Fake diamonds are not a titlist's best friend

The Flip Side

December 30, 2004

Your reaction to this story may depend on how you feel about the Arena Football League. If you think it's an ersatz league, then maybe you believe its players deserve ersatz championship rings.

Anyway, that's just what happened to some members of the Tampa Bay Storm.

As everyone recalls, the Storm won the 2003 ArenaBowl. Players received rings with five diamonds representing the Storm's five league titles. At least, they thought those were diamonds.

It turns out seven members of the team received cubic zirconia instead. It also turns out six of those seven were free agents who left the Storm after the 2003 season. (The other player was released.)

"I was in disbelief. I couldn't believe that they would do something like that," lineman Eric Thomas, who signed with Austin after the 2003 season, told the St. Petersburg (Fla.) Times. "At first, I thought it was a mistake, that all of us didn't have real diamonds. But when it came out everybody who had left had fake diamonds, I was [shocked]."

Storm coach and general manager Tim Marcum said no one was singled out.

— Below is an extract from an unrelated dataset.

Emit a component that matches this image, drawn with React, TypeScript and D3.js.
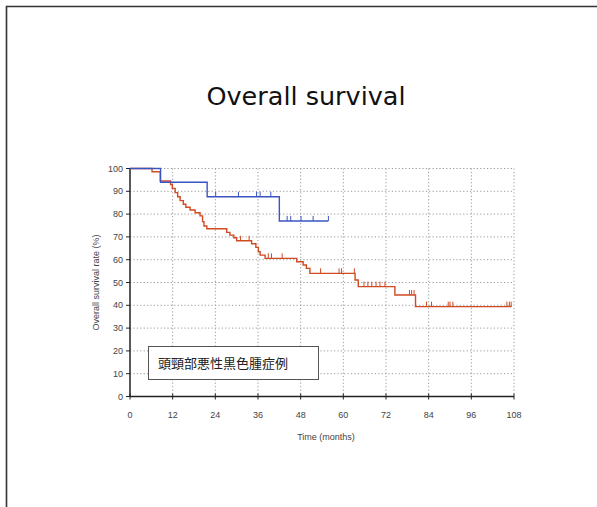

"There are players who played for us last year that started all the games that got artificial stones," he said.

An arbitration hearing is scheduled for Feb. 14.

"The fake ring makes it personal," said the Storm's 2003 quarterback, John Kaleo, a former Maryland Terrapin. "It's not a business move. We all knew when we left the organization it was a business move whether they wanted to offer us a fair contract or not. But to give us fake rings, that was personal."

Yes, personal, that's it. The Storm was just personalizing the rings.

Not only is Orlando Magic owner Rich DeVos generous with the salaries - as any NBA owner has to be - but he's also generous with his wardrobe.

According to the Orlando Sentinel, Magic rookie Jameer Nelson complimented DeVos on the sport coat he wore to a game, and DeVos gave it to Nelson on the spot.

Which prompted another Magic player, Pat Garrity, to say: "Hey, Rich! I really love your boat!"

Nice try.

The Chicago Bears don't need a new quarterback, a new offensive scheme or a new general manager. What they need is a new interior designer.

That's the premise of the Chicago Tribune's John Mullin:

"The answer lies in 6,000 years of Chinese history and in Halas Hall, the $20 million home of the Bears since 1997. One prominent member of the Bears' organization says privately, for obvious reasons, that the Bears never will win anything because of a fundamental flaw in the team's headquarters:

"Bad feng shui."

Gesundheit. Oops. Please continue, Mr. Mullin.

"The bad feng shui of new Halas Hall is in its design, materials and furnishings, all of which have a negative influence on chi, the core energy that ... runs through and binds people and all things together. Chi must flow freely in, through and around the structure or room. Very little flows smoothly or easily at new Halas."

As we all know, you can't spell Chicago without "Chi."